----- Original Message -----
From: "Matthew Ahrens" <[email protected]>
To: "illumos-zfs" <[email protected]>; "Steven Hartland"
<[email protected]>
Cc: "developer" <[email protected]>
Sent: Sunday, September 14, 2014 6:31 PM
Subject: Re: [zfs] ZFS Write Throttle Dirty Data Limit Interation with Free
Memory
On Sun, Sep 14, 2014 at 10:00 AM, Steven Hartland via illumos-zfs <
[email protected]> wrote:
We've been investigating a problem with stalls on FreeBSD when
using ZFS and one of the current theories which is producing some
promising results is within the new IO scheduler, specifically
around how the dirty data limit being static limit.
The stalls occur when memory is close to the low water mark around
where paging will be triggered. At this time if there is a burst of
write IO, such as a copy from a remote location, ZFS can rapidly
allocate memory until the dirty data limit is hit.
This rapid memory consumption exacerbates the low memory situation
resulting in increased swapping and more stalls to the point where
the machine can be essentially become unusable for a good period
of time.
I will say its not clear if this only effects FreeBSD due to the
variations in how the VM interacts with ZFS or not.
Karl one of the FreeBSD community members who has been suffering
from this issue on his production environments, has been playing
with recalculating zfs_dirty_data_max at the start of
dmu_tx_assign(..) to take into account free memory.
While this has produced good results in his environment, eliminating
the stalls totally while keep IO usage high, its not clear if the
variation of zfs_dirty_data_max could have undesired side effects.

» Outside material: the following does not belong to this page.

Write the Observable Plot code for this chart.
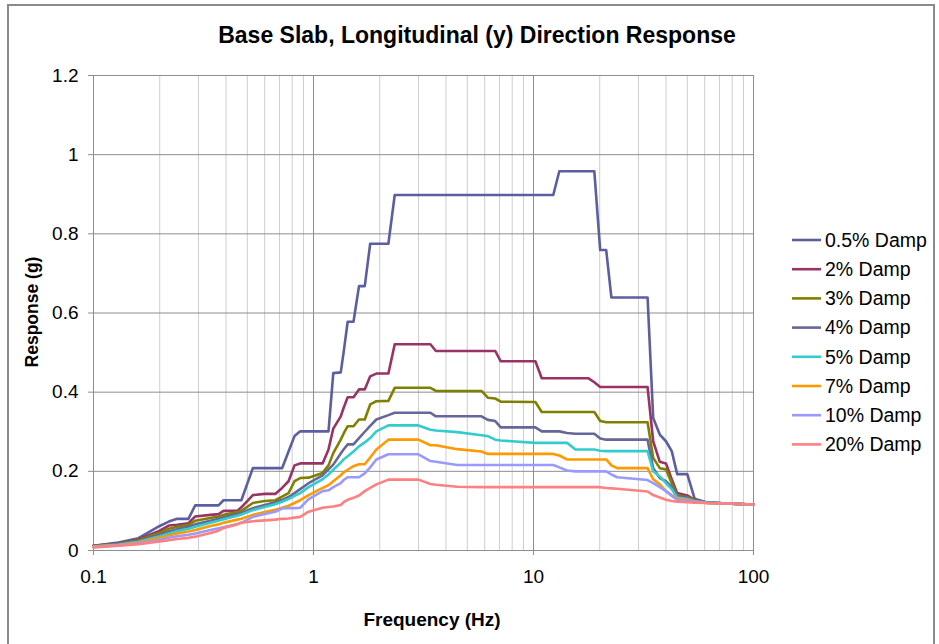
<!DOCTYPE html>
<html><head><meta charset="utf-8">
<script src="https://cdn.jsdelivr.net/npm/d3@7"></script>
<script src="https://cdn.jsdelivr.net/npm/@observablehq/plot@0.6"></script>
<style>
html,body{margin:0;padding:0;background:#fff;}
#chart{position:relative;width:939px;height:644px;overflow:hidden;}
</style></head><body><div id="chart"></div>
<script>
const freqs = [0.1,0.13,0.16,0.2,0.22,0.24,0.27,0.29,0.34,0.37,
  0.39,0.45,0.47,0.53,0.6,0.67,0.72,0.77,0.82,0.87,
  0.95,1.1,1.17,1.23,1.33,1.37,1.43,1.52,1.61,1.71,
  1.81,1.93,2.19,2.34,3.0,3.4,3.6,4.5,5.8,6.2,
  6.7,7.1,10.2,10.9,12.3,13.1,14.2,15.5,17.8,18.9,
  20.1,21.4,22.6,24,33,35,37.5,40,42.5,45,
  50,54,61,80,100];

const seriesNames = ["0.5% Damp","2% Damp","3% Damp","4% Damp","5% Damp","7% Damp","10% Damp","20% Damp"];
const seriesColors = ["#5c5f9f","#993366","#808000","#666699","#33cccc","#ff9900","#9999ff","#ff8080"];

const s05 = [0.012,0.020,0.031,0.062,0.073,0.080,0.080,0.114,0.114,0.114,
  0.127,0.127,0.127,0.208,0.208,0.208,0.208,0.250,0.289,0.301,
  0.301,0.301,0.301,0.448,0.450,0.500,0.578,0.578,0.668,0.668,
  0.775,0.775,0.775,0.898,0.898,0.898,0.898,0.898,0.898,0.898,
  0.898,0.898,0.898,0.898,0.898,0.958,0.958,0.958,0.958,0.958,
  0.759,0.759,0.639,0.639,0.639,0.335,0.293,0.276,0.251,0.193,
  0.193,0.131,0.122,0.118,0.116];
const s2 = [0.012,0.018,0.028,0.050,0.063,0.065,0.069,0.086,0.090,0.092,
  0.100,0.100,0.109,0.140,0.143,0.143,0.158,0.175,0.215,0.220,
  0.220,0.220,0.255,0.308,0.339,0.360,0.387,0.387,0.407,0.407,
  0.440,0.447,0.447,0.521,0.521,0.521,0.504,0.504,0.504,0.504,
  0.504,0.478,0.478,0.435,0.435,0.435,0.435,0.435,0.435,0.425,
  0.413,0.413,0.413,0.413,0.413,0.276,0.224,0.220,0.180,0.145,
  0.139,0.128,0.121,0.118,0.116];
const s3 = [0.011,0.017,0.026,0.045,0.055,0.060,0.065,0.075,0.082,0.086,
  0.090,0.097,0.100,0.120,0.125,0.127,0.136,0.145,0.175,0.183,
  0.184,0.196,0.215,0.246,0.280,0.295,0.314,0.314,0.331,0.331,
  0.369,0.377,0.378,0.411,0.411,0.411,0.403,0.403,0.403,0.386,
  0.384,0.376,0.375,0.350,0.350,0.350,0.350,0.350,0.350,0.350,
  0.327,0.324,0.324,0.324,0.324,0.234,0.208,0.205,0.170,0.139,
  0.135,0.127,0.121,0.118,0.116];
const s4 = [0.011,0.016,0.024,0.040,0.048,0.054,0.060,0.066,0.075,0.080,
  0.084,0.092,0.095,0.107,0.115,0.122,0.128,0.135,0.145,0.155,
  0.170,0.190,0.205,0.217,0.245,0.255,0.268,0.268,0.284,0.300,
  0.315,0.331,0.342,0.348,0.348,0.348,0.339,0.339,0.339,0.330,
  0.327,0.311,0.311,0.301,0.301,0.301,0.297,0.295,0.295,0.295,
  0.283,0.280,0.280,0.280,0.280,0.208,0.183,0.175,0.160,0.137,
  0.133,0.126,0.121,0.118,0.116];
const s5 = [0.010,0.015,0.022,0.036,0.043,0.049,0.055,0.060,0.070,0.075,
  0.079,0.088,0.091,0.102,0.110,0.117,0.123,0.130,0.138,0.145,
  0.160,0.180,0.192,0.204,0.222,0.230,0.238,0.250,0.263,0.273,
  0.284,0.301,0.316,0.316,0.316,0.305,0.303,0.299,0.291,0.289,
  0.280,0.278,0.272,0.272,0.272,0.272,0.272,0.255,0.255,0.255,
  0.252,0.251,0.251,0.251,0.251,0.200,0.187,0.170,0.155,0.134,
  0.130,0.125,0.121,0.118,0.116];
const s7 = [0.010,0.014,0.020,0.032,0.038,0.043,0.048,0.052,0.062,0.066,
  0.070,0.078,0.080,0.090,0.097,0.103,0.108,0.113,0.120,0.127,
  0.140,0.158,0.165,0.175,0.190,0.197,0.204,0.213,0.218,0.218,
  0.235,0.255,0.280,0.280,0.280,0.266,0.266,0.256,0.250,0.244,
  0.244,0.244,0.244,0.244,0.244,0.240,0.230,0.230,0.230,0.230,
  0.230,0.230,0.215,0.208,0.208,0.180,0.167,0.150,0.140,0.132,
  0.128,0.124,0.120,0.118,0.116];
const s10 = [0.009,0.013,0.018,0.027,0.032,0.036,0.040,0.043,0.052,0.056,
  0.059,0.067,0.070,0.085,0.092,0.098,0.106,0.107,0.107,0.108,
  0.130,0.150,0.152,0.160,0.170,0.178,0.185,0.185,0.185,0.195,
  0.210,0.230,0.243,0.243,0.243,0.226,0.224,0.216,0.216,0.216,
  0.216,0.216,0.216,0.216,0.216,0.210,0.202,0.200,0.200,0.200,
  0.200,0.200,0.192,0.185,0.178,0.170,0.160,0.150,0.138,0.128,
  0.126,0.123,0.120,0.118,0.116];
const s20 = [0.008,0.012,0.016,0.023,0.026,0.029,0.032,0.035,0.044,0.050,
  0.057,0.066,0.070,0.074,0.076,0.078,0.080,0.081,0.083,0.085,
  0.098,0.108,0.110,0.111,0.115,0.122,0.128,0.133,0.139,0.150,
  0.158,0.167,0.179,0.179,0.179,0.168,0.166,0.161,0.160,0.160,
  0.160,0.160,0.160,0.160,0.160,0.160,0.160,0.160,0.160,0.160,
  0.160,0.158,0.157,0.156,0.149,0.140,0.134,0.128,0.125,0.123,
  0.122,0.121,0.120,0.118,0.116];

const xTicks = [0.1, 1, 10, 100];
const xMinorTicks = [0.2,0.3,0.4,0.5,0.6,0.7,0.8,0.9,2,3,4,5,6,7,8,9,20,30,40,50,60,70,80,90];
const yTicks = [0, 0.2, 0.4, 0.6, 0.8, 1, 1.2];

const titleText = "Base Slab, Longitudinal (y) Direction Response";
const xLabel = "Frequency (Hz)";
const yLabel = "Response (g)";

const allSeries = [s05, s2, s3, s4, s5, s7, s10, s20];
const rows = [];
allSeries.forEach((vals, i) => vals.forEach((v, j) => rows.push({f: freqs[j], r: v, s: seriesNames[i]})));

const FONT = "'Liberation Sans', Arial, Helvetica, sans-serif";

const chart = Plot.plot({
  width: 939, height: 644,
  marginLeft: 93, marginRight: 186, marginTop: 75, marginBottom: 94,
  style: {fontFamily: FONT, fontSize: "19px", color: "#000", background: "#fff", overflow: "visible"},
  x: {type: "log", domain: [0.1, 100]},
  y: {domain: [0, 1.2]},
  color: {domain: seriesNames, range: seriesColors},
  marks: [
    Plot.ruleX(xMinorTicks, {stroke: "#cdcdcd", strokeWidth: 1}),
    Plot.ruleX(xTicks, {stroke: "#8e8e8e", strokeWidth: 1}),
    Plot.ruleY(yTicks, {stroke: "#8e8e8e", strokeWidth: 1}),
    Plot.axisX(xTicks, {tickSize: 5, tickPadding: 14, tickFormat: d => String(d), stroke: "#8e8e8e", label: null, fontSize: 19}),
    Plot.axisY(yTicks, {tickSize: 5, tickPadding: 10, tickFormat: d => String(d), stroke: "#8e8e8e", label: null, fontSize: 19}),
    Plot.line(rows, {x: "f", y: "r", z: "s", stroke: "s", strokeWidth: 2.6, strokeLinejoin: "round", strokeLinecap: "round"})
  ]
});

document.getElementById("chart").appendChild(chart);
const svg = d3.select(chart);

// outer chart frame
svg.append("rect").attr("x", 8).attr("y", 5).attr("width", 926).attr("height", 660)
  .attr("fill", "none").attr("stroke", "#8a8a8a").attr("stroke-width", 2);

svg.append("text").attr("x", 477).attr("y", 43).attr("text-anchor", "middle")
  .attr("font-family", FONT).attr("font-weight", "bold").attr("font-size", 23).attr("fill", "#000").text(titleText);

svg.append("text").attr("x", 432).attr("y", 626).attr("text-anchor", "middle")
  .attr("font-family", FONT).attr("font-weight", "bold").attr("font-size", 19).attr("fill", "#000").text(xLabel);

svg.append("text").attr("transform", "translate(38,312) rotate(-90)").attr("text-anchor", "middle")
  .attr("font-family", FONT).attr("font-weight", "bold").attr("font-size", 17.5).attr("fill", "#000").text(yLabel);

const lg = svg.append("g").attr("text-anchor", "start");
seriesNames.forEach((name, i) => {
  const y = 240 + i * 29.2;
  lg.append("line").attr("x1", 792).attr("x2", 821).attr("y1", y).attr("y2", y)
    .attr("stroke", seriesColors[i]).attr("stroke-width", 2.6);
  lg.append("text").attr("x", 825).attr("y", y).attr("dy", "0.35em").attr("text-anchor", "start")
    .attr("font-family", FONT).attr("font-size", 19.5).attr("fill", "#000").text(name);
});
</script></body></html>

Given both Adam and Matt read these lists I thought it would be an
ideal place to raise this issue and get expert feedback on this
problem and potential ways of addressing it.
So the questions:
1. Is this a FreeBSD only issue or could other implementations
suffer from similar memory starvation situation due to rapid
consumption until dirty data max is hit?
2. Should dirty max or its consumers be made memory availability
aware to ensure that swapping due to IO busts are avoided?
This is probably the wrong solution.
Are you sure that this only happens when writing, and not when reading?
All arc buffer allocation (including for writing) should go through
arc_get_data_buf(), which will evict from the ARC to make room for the new
buffer if necessary, based on arc_evict_needed().
The load is a mixture of reads and write, with the trigger in this test being
a large amount of writes over samba by a backup process, so that doesn't
mean that reads aren't a trigger for this ever.
We've been investigating ARC allocation quite a bit and ARC does indeed
get pushed back. Adjusting ARC's target for fee has helped but any
significant adjustment on that has been demonstrated to cause other
issues, such as ARC pushed back to min for a considerable amount of
time, if not indefinitely as the VM never sees any pressure hence doesn't
scan INACT entries.
With regards to buffers being allocated by arc_get_data_buf() I can't see
a path by which ARC will prevent a new buffer being allocated even when
arc_evict_needed().
If thats the case can't we hit min ARC but yet still claim new buffers? If
so we can suddenly demand up to 10% of the system memory all of which
may required VM to page before it can provide said memory.